Research has suggested that visual anonymity not only increases negative behavior towards others, but can also promote positive social relations. In one study, all volunteers participated individually in group discussion based on three different topics. In the visually anonymous condition, all communications between participants were text-based while in the visually identifiable condition, the communication was also supplemented by two-way video cameras. The study resulted in the findings that showed anonymity significantly increased group attraction.

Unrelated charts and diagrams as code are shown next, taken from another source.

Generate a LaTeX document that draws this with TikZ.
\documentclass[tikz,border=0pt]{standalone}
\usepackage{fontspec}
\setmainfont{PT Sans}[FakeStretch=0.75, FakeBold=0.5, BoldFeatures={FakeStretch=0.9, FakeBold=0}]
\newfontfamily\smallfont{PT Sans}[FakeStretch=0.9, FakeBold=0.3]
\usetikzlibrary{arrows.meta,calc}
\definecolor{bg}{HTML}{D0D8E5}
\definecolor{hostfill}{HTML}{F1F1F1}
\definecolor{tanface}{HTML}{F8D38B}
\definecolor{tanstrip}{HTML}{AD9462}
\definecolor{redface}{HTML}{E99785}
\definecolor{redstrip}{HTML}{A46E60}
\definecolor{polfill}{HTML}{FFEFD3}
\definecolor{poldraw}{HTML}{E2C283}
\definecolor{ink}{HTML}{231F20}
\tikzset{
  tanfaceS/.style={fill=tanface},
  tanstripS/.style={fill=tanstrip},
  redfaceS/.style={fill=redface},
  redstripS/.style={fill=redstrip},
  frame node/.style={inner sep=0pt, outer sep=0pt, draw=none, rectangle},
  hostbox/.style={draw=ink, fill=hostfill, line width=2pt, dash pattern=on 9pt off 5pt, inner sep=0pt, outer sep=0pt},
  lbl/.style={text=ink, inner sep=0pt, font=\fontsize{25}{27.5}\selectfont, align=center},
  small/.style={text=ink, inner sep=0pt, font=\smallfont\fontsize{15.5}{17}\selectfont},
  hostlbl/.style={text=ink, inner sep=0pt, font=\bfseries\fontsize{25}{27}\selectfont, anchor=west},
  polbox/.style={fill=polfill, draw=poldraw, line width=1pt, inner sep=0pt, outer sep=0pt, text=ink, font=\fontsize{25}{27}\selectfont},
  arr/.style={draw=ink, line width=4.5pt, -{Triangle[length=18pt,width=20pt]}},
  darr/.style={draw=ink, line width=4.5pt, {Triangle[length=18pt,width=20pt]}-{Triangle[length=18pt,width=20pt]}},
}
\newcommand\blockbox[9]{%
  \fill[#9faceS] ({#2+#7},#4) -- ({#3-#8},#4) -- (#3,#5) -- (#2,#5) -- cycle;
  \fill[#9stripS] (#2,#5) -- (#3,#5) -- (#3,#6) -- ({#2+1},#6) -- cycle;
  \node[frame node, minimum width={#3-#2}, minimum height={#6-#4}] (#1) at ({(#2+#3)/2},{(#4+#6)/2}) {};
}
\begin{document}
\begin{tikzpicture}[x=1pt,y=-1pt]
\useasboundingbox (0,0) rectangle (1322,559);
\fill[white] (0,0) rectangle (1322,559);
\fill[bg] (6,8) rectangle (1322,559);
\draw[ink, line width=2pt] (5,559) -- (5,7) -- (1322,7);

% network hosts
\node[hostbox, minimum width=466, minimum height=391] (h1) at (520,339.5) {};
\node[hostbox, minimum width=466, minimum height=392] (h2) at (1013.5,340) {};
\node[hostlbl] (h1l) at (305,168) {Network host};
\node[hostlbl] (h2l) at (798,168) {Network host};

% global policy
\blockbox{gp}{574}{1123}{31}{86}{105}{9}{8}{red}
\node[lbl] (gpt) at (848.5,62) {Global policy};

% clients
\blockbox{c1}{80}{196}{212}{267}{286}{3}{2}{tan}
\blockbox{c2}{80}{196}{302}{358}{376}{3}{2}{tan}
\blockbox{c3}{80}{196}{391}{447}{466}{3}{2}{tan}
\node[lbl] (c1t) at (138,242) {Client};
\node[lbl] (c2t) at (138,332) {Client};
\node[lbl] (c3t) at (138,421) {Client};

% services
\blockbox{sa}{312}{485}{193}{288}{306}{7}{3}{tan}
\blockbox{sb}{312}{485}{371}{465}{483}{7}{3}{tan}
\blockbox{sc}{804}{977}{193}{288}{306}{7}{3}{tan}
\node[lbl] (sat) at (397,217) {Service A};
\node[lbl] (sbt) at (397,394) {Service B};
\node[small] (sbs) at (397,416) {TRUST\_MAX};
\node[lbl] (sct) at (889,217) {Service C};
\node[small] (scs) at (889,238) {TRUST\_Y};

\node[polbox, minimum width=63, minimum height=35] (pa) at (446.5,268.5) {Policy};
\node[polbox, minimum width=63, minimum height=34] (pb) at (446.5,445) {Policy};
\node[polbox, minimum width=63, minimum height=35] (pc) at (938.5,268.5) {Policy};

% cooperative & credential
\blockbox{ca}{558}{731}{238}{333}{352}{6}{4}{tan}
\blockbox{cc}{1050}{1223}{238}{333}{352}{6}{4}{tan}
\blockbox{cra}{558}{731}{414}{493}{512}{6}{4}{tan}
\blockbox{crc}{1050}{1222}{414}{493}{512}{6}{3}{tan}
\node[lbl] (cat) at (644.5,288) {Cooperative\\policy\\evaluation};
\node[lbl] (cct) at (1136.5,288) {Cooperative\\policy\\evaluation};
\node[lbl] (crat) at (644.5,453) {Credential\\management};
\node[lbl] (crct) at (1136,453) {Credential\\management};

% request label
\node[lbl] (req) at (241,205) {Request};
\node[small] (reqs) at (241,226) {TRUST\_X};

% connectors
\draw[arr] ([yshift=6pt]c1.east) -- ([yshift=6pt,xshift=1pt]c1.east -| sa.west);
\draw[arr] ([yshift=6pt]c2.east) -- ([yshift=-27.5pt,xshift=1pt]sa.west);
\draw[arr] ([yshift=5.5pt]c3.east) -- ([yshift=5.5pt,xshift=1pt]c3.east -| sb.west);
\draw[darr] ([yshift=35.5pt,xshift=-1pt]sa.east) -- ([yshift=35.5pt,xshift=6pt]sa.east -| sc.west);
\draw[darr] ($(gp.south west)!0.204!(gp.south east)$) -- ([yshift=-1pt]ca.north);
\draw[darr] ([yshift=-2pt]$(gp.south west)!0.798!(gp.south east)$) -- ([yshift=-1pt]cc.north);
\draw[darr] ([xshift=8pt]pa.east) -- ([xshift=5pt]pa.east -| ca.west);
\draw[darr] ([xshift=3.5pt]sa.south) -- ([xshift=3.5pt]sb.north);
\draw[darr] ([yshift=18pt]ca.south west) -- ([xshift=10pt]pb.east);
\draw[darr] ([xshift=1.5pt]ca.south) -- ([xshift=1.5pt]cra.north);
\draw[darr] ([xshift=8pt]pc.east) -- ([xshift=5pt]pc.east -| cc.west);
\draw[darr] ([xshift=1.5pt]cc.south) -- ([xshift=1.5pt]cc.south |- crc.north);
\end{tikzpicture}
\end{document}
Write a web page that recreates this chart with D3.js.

===Intergroup emotion theory===
Intergroup emotion theory further expands on the concept of personally significant group memberships as posed by social identity and self-categorization theories. This theory is primarily based on the concept of depersonalization and the interchangeability of the self with other ingroup members. This causes cognitive representations of the self and the group to become inevitably connected, and therefore the group obtains an emotional significance. This means that individuals not only categorize themselves as members of the ingroup but also "react emotionally when situations or events affect the ingroup". For example, people often report that their group is being discriminated against, even though they feel that they personally are not subject to that discrimination.

==Controversies==
===Social identity vs. interdependence===
Some researchers have claimed that the majority of results in research using the minimal group paradigm can be derived from self-interest and interdependence and that this poses a serious problem for social identity theory and self-categorization theory, and in particular self-categorization theory's account of social groups. Social identity researchers have responded by suggesting that the interdependence centric analysis that has been proposed as an alternative is inconsistent and still relies heavily on the social categorization processes detailed in self-categorization theory. Moreover, they argue that researchers making the above criticisms have also significantly misinterpreted the role of sociological categories in the two theories.